His durry was out and he flicked it to the ground. His broad face cracked into a peculiar, sad smile. The overhead streetlight caught a patch of his messy braid, falling over one shoulder. That indecipherable beard and chest hair danced in a low singlet.

“All I’m tryna do is live. I’ve got my boys and my missus, and I love ‘em. I love you too, in a way. I hope you know that.”

We both smiled and nodded half-awkwardly in that sweet, silent way when you find a groove in the conversation and know by some unspoken manner that it’s over. We crossed past each other and walked in opposite directions. Once, I looked back at his vast, shadowy frame. In that moment, he was the benevolent wrath of every dog-tired old geezer whose once-abundant goodness had nearly frayed-through by difficult choices, and the actions of the world. I had never heard him say anything quite like that before.
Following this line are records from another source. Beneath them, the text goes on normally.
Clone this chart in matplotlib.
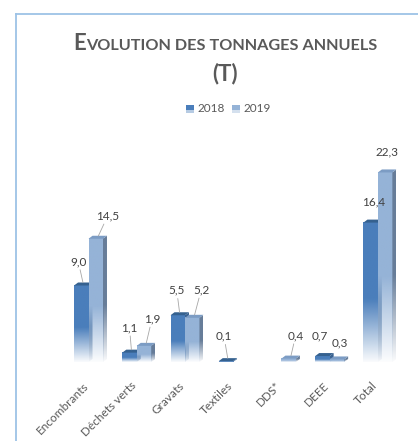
import numpy as np
import matplotlib
matplotlib.use("Agg")
import matplotlib.pyplot as plt
from matplotlib.colors import to_rgb
from matplotlib.patches import Polygon, Rectangle
from matplotlib.lines import Line2D
from matplotlib.transforms import ScaledTranslation

# ---- data -------------------------------------------------------------
categories = ["Encombrants", "Déchets verts", "Gravats", "Textiles", "DDS*", "DEEE", "Total"]
series_names = ["2018", "2019"]
values_2018 = [9.0, 1.1, 5.5, 0.1, np.nan, 0.7, 16.4]
values_2019 = [14.5, 1.9, 5.2, np.nan, 0.4, 0.3, 22.3]

# ---- styling ----------------------------------------------------------
FONT = "Lato"
TEXT_COLOR = "#404040"
GREY = "#595959"
front_colors = ["#4A7EBB", "#95B3D7"]
top_colors = ["#35618F", "#7C9CC4"]
side_colors = ["#3A6291", "#677D99"]

# label offsets in pixels (dx, dy) from the top centre of each bar
label_offsets = [
    [(-5, 17), (-2, 18), (-3, 18), (-4, 18), None, (-5, 13), (1, 14)],
    [(10, 16), (6, 20), (7, 21), None, (5, 16), (1, 10), (0, 14)],
]

W, H, DPI = 418, 441, 100
fig = plt.figure(figsize=(W / DPI, H / DPI), dpi=DPI)
fig.patch.set_facecolor("white")

# plot area (pixel geometry of the category axis)
left_px, right_px = 64.4, 402.0
base_px, top_px = 362.0, 150.0
px_per_unit = 8.5
ax = fig.add_axes([left_px / W, (H - base_px) / H,
                   (right_px - left_px) / W, (base_px - top_px) / H])
ymax = (base_px - top_px) / px_per_unit
n = len(categories)

bar_w = 0.30
dx = 4.0 / ((right_px - left_px) / n)   # depth offset in x (data units)
dy = 3.0 / px_per_unit                  # depth offset in y (data units)


def fade_image(rgb, steps=200, solid_from=0.45, floor=0.03):
    t = np.linspace(0, 1, steps)
    alpha = np.clip(floor + (1 - floor) * (t / solid_from), 0, 1)
    img = np.zeros((steps, 1, 4))
    img[..., :3] = rgb
    img[:, 0, 3] = alpha
    return img


series = [values_2018, values_2019]
offsets = [-bar_w / 2, bar_w / 2]
for s, vals in enumerate(series):
    x = np.arange(n) + offsets[s]
    bars = ax.bar(x, np.nan_to_num(vals), width=bar_w, color="none",
                  edgecolor="none", zorder=2 + s)
    for i, (b, v) in enumerate(zip(bars, vals)):
        if np.isnan(v):
            continue
        x0 = b.get_x()
        x1 = x0 + b.get_width()
        h = b.get_height()
        z = 2 + s * 3
        # front face with fade towards the floor
        ax.imshow(fade_image(to_rgb(front_colors[s])), origin="lower",
                  extent=[x0, x1, 0, h], aspect="auto", zorder=z,
                  interpolation="bilinear")
        # side face
        side = Polygon([(x1, 0), (x1, h), (x1 + dx, h + dy), (x1 + dx, dy)],
                       closed=True, facecolor="none", edgecolor="none")
        ax.add_patch(side)
        im = ax.imshow(fade_image(to_rgb(side_colors[s])), origin="lower",
                       extent=[x1, x1 + dx, 0, h + dy], aspect="auto",
                       zorder=z, interpolation="bilinear")
        im.set_clip_path(side)
        # top face
        ax.add_patch(Polygon([(x0, h), (x1, h), (x1 + dx, h + dy), (x0 + dx, h + dy)],
                             closed=True, facecolor=top_colors[s],
                             edgecolor="none", zorder=z + 1))
        # value label
        ox, oy = label_offsets[s][i]
        lbl = f"{v:.1f}".replace(".", ",")
        leader = oy >= 15
        ax.annotate(lbl, xy=((x0 + x1) / 2 + dx / 2, h + dy / 2),
                    xytext=(ox, oy), textcoords="offset pixels",
                    ha="center", va="bottom",
                    fontsize=8.5, family=FONT, color=TEXT_COLOR, zorder=10,
                    arrowprops=dict(arrowstyle="-", color="#A6A6A6", lw=0.6,
                                    shrinkA=0, shrinkB=1) if leader else None)

ax.set_xlim(-0.5, n - 0.5)
ax.set_ylim(0, ymax)
for sp in ax.spines.values():
    sp.set_visible(False)
ax.set_yticks([])
ax.set_xticks(range(n))
ax.set_xticklabels(categories, rotation=45, ha="right", va="top",
                   rotation_mode="anchor", fontsize=8.5, family=FONT, color=GREY)
ax.tick_params(axis="x", length=0, pad=13)
shift = ScaledTranslation(-6 / DPI, 0, fig.dpi_scale_trans)
for lab in ax.get_xticklabels():
    lab.set_transform(lab.get_transform() + shift)
ax.patch.set_alpha(0)

# ---- chart frame ------------------------------------------------------
frame_c = "#9DC3E6"
fig.add_artist(Line2D([16 / W, 16 / W], [1 - 14 / H, 0], color=frame_c, lw=1.3))
fig.add_artist(Line2D([16 / W, 1], [1 - 14 / H, 1 - 14 / H], color=frame_c, lw=1.3))

# ---- title in small capitals -----------------------------------------
renderer = fig.canvas.get_renderer()


def caps_line(pieces, y_px, cx_px):
    texts = []
    for txt, size in pieces:
        t = fig.text(0, 1 - y_px / H, txt, fontsize=size, family=FONT,
                     weight="bold", color=GREY, ha="left", va="baseline")
        texts.append(t)
    widths = [t.get_window_extent(renderer).width for t in texts]
    x = cx_px - sum(widths) / 2
    for t, w in zip(texts, widths):
        t.set_x(x / W)
        x += w


caps_line([("E", 16), ("VOLUTION DES TONNAGES ANNUELS", 11.7)], 49.5, 225)
caps_line([("(T)", 16)], 80, 225)

# ---- legend -----------------------------------------------------------
leg_y = 109
for s, (name, sq_x) in enumerate(zip(series_names, [186, 232])):
    fig.add_artist(Rectangle((sq_x / W, 1 - (leg_y + 4) / H), 8 / W, 8 / H,
                             facecolor=front_colors[s], edgecolor="none"))
    fig.add_artist(Rectangle((sq_x / W, 1 - (leg_y + 4) / H), 8 / W, 2.5 / H,
                             facecolor="white", alpha=0.6, edgecolor="none"))
    fig.text((sq_x + 11) / W, 1 - leg_y / H, name, fontsize=8.5, family=FONT,
             color=GREY, ha="left", va="center")

fig.savefig("out.png", dpi=DPI)
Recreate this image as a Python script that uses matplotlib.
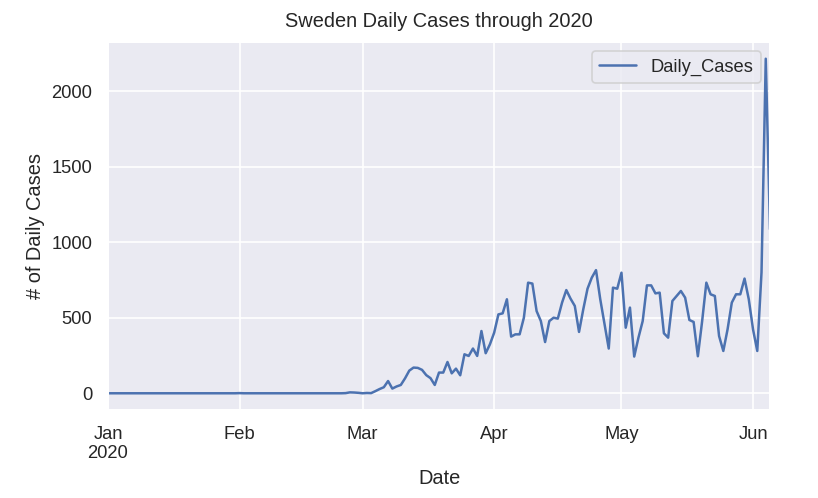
import numpy as np
import pandas as pd
import matplotlib
matplotlib.use("Agg")
import matplotlib.pyplot as plt
import seaborn as sns


# ==================================
# DATA
# ==================================

START_DATE = "2020-01-01"
END_DATE = "2020-06-05"

jan_cases = [0] * 31

feb_cases = [1] + [0] * 24 + [1, 6, 5, 3]

mar_cases = [0, 2, 1, 14, 28, 40, 81, 31, 45, 55,
             99, 150, 170, 168, 155, 120, 100, 55, 137, 137,
             207, 132, 163, 119, 258, 247, 296, 247, 412, 265,
             324]

apr_cases = [401, 522, 529, 622, 375, 390, 390, 500, 732, 726,
             544, 478, 339, 478, 500, 494, 600, 683, 626, 578,
             406, 556, 692, 765, 815, 622, 460, 296, 699, 692]

may_cases = [798, 434, 567, 243, 368, 478, 714, 714, 661, 666,
             397, 368, 611, 644, 677, 633, 485, 472, 245, 475,
             732, 655, 644, 379, 280, 423, 600, 655, 655, 759,
             622]

jun_cases = [423, 280, 800, 2214, 1085]

daily_cases = (jan_cases + feb_cases + mar_cases
               + apr_cases + may_cases + jun_cases)

dates = pd.date_range(START_DATE, END_DATE, freq="D", name="Date")

df = pd.DataFrame({"Daily_Cases": daily_cases}, index=dates)


# ==================================
# STYLE
# ==================================

sns.set_theme()
plt.rcParams["font.family"] = ["Liberation Sans", "DejaVu Sans"]

DPI = 120


# ==================================
# PLOT
# ==================================

fig, ax = plt.subplots(figsize=(818 / DPI, 498 / DPI), dpi=DPI)

fig.subplots_adjust(
    left=108 / 818,
    right=770 / 818,
    top=1 - 42 / 498,
    bottom=1 - 410 / 498
)

df.plot(ax=ax)

ax.set_title("Sweden Daily Cases through 2020", pad=9)
ax.set_ylabel("# of Daily Cases")
ax.set_xlabel("Date")

fig.savefig("out.png", dpi=DPI)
A few days later I took dad’s pickup truck and put most of the lost clothes in a charity bin on the main street. I left some behind though; a pair of pocket sized sun-glasses, a sun-bleached rash shirt and that little lost sock, down in the mangroves for one of the Edwin Street kids to find, and hopefully get some good wear from.

Three years after that I was gone. There is no absence of memory. I’ve only been back a handful of times since. My parents live out West now and there’s less people. I like it out there. It’s an old country. I’m in the city for the moment. Sydney art gallery has a beautiful floor-to-ceiling windowed section. There, you can see the tawny old ferries dawdling white lacerations across the dark blue of Sydney harbor and out to sea. It’s impossible to think that somewhere, part of that harbour, part of that ocean was once and always will be flowing from the old Edwin Street inlet.

Yesterday, I learnt that Danny and three of his brothers got done up near Woy Woy on a bust running nearly four hundred and fifty thousand dollars’ worth of cocaine and amphetamines up the South coast. His brothers were good to him and they took most of the wrap. If he behaves, he’ll be out in two years. If he doesn’t, he’s always got people looking out for him.

Is it a conscious choice to love,

Or does it take you in disbelief, like an avalanche?

Looking out at the harbour, I realised I never had another friend like Danny. 

You never stopped to think about much back then.